Ford's latest entry into the alternative energy vehicle market, the Fusion Energi, is notable for the reassuring amount of control it gives drivers over its plug-in-hybrid powertrain.
Ford previewed the new model to about a dozen journalists here in San Francisco earlier this week. The Fusion Energi is a variation on Ford's bread-and-butter midpriced sedan. It will sell in the $28,000 range when it becomes available later this year.
The Energi has a huge battery, which eats up a good part of the trunk space, but otherwise the car seems to strike a graceful balance between the intriguingly progressive and the comfortably traditional.
Choosing between gas and electric motors
Ford emphasized that the Fusion Energi is designed to reassure people who get range anxiety when they think about electric cars, by offering choices. You can choose to drive the Fusion Energi in 'Auto EV' mode (like most hybrids) where the car decides when to engage the gas engine and when to use the electric powertrain. Or, you can choose 'EV Later' mode in which you can tell the car to stay with the gas motor. You might switch to this mode if, say, you know your battery is low. Or, you can press an 'EV' button on the center console to use just the electric motor, which is good for short-distance drives.

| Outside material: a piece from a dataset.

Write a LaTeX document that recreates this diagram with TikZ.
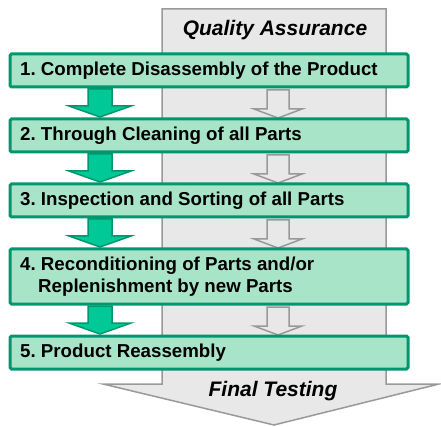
\documentclass[tikz,border=0pt]{standalone}
\usepackage{fontspec}
\setmainfont{Liberation Sans}
\frenchspacing
\definecolor{gborder}{HTML}{00966E}
\definecolor{gfill}{HTML}{A8E4C8}
\definecolor{garrow}{HTML}{00C896}
\definecolor{qfill}{HTML}{E8E8E8}
\definecolor{qborder}{HTML}{999999}
\tikzset{
  stepbox/.style={draw=gborder, fill=gfill, line width=3pt, rounded corners=1.5pt},
  steptext/.style={anchor=west, font=\bfseries\fontsize{18.7}{22}\selectfont, inner sep=0pt, align=left},
  qalabel/.style={font=\bfseries\itshape\fontsize{21}{24}\selectfont, inner sep=0pt},
  garrowst/.style={draw=gborder, fill=garrow, line width=1.5pt, line join=miter},
  qarrowst/.style={draw=qborder, fill=qfill, line width=1.5pt, line join=miter},
}
\newcommand{\greenarrow}[2]{% #1 top y, #2 tip y
  \draw[garrowst] (88,#1) -- (112,#1) -- (112,#2-11) -- (131,#2-11) -- (100,#2) -- (69,#2-11) -- (88,#2-11) -- cycle;}
\newcommand{\grayarrow}[2]{%
  \draw[qarrowst] (267,#1) -- (289,#1) -- (289,#2-9) -- (302,#2-9) -- (278,#2) -- (254,#2-9) -- (267,#2-9) -- cycle;}
\begin{document}
\begin{tikzpicture}[x=1pt,y=-1pt]
\useasboundingbox (0,0) rectangle (441,427);
% big gray arrow
\draw[draw=qborder, fill=qfill, line width=1.5pt] (162,9) -- (386,9) -- (386,384) -- (439,384) -- (274,425) -- (103,384) -- (162,384) -- cycle;
\node[qalabel] (qa) at (275,30) {Quality Assurance};
\node[qalabel] (ft) at (273,391) {Final Testing};
% arrows
\greenarrow{89}{117}
\greenarrow{154}{182}
\greenarrow{219}{247}
\greenarrow{306}{334}
\grayarrow{90}{118}
\grayarrow{155}{183}
\grayarrow{220}{248}
\grayarrow{307}{335}
% boxes
\draw[stepbox] (10,54) rectangle (408,87);
\node[steptext] (s1) at (20,70.5) {1. Complete Disassembly of the Product};
\draw[stepbox] (10,119) rectangle (408,152);
\node[steptext] (s2) at (20,135.5) {2. Through Cleaning of all Parts};
\draw[stepbox] (10,184) rectangle (408,217);
\node[steptext] (s3) at (20,200.5) {3. Inspection and Sorting of all Parts};
\draw[stepbox] (10,249) rectangle (408,304);
\node[steptext] (s4) at (20,276.5) {4. Reconditioning of Parts and/or\\\hspace*{18pt}Replenishment by new Parts};
\draw[stepbox] (10,336) rectangle (408,369);
\node[steptext] (s5) at (20,352.5) {5. Product Reassembly};
\end{tikzpicture}
\end{document}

Reassuring drivers with range anxiety
Even though Ford had nothing to do with the recent fiasco concerning the New York Times's test drive of a Tesla S sedan, the event may well have colored the perceptions of potential hybrid buyers. But the Energi has a 2.0-liter gas engine with a 14-gallon tank, along with its electric motor and 7.6 kWh lithium-ion battery. Ford claims that the electric motor alone has a range of 21 miles on a full charge. The gas and electric engines combined, with a full tank and a full charge, have a range of 620 miles, according to Ford.
The powertrain includes a 2.0-liter gas engine with a 14-gallon tank, and an electric motor with a 7.6 kWh lithium-ion battery (the battery is stored in the trunk).
Your mileage can vary a lot depending on the way you drive the car, which I observed during a test drive of the Fusion Energi. If you make a lot of sudden stops (as city driving can require), the motor and battery can't recover as much power from the car's deceleration as it can from the gradual slow-downs that regenerative braking prefers.
You can choose to drive in full-electric mode by pressing the 'EV' button on the center console.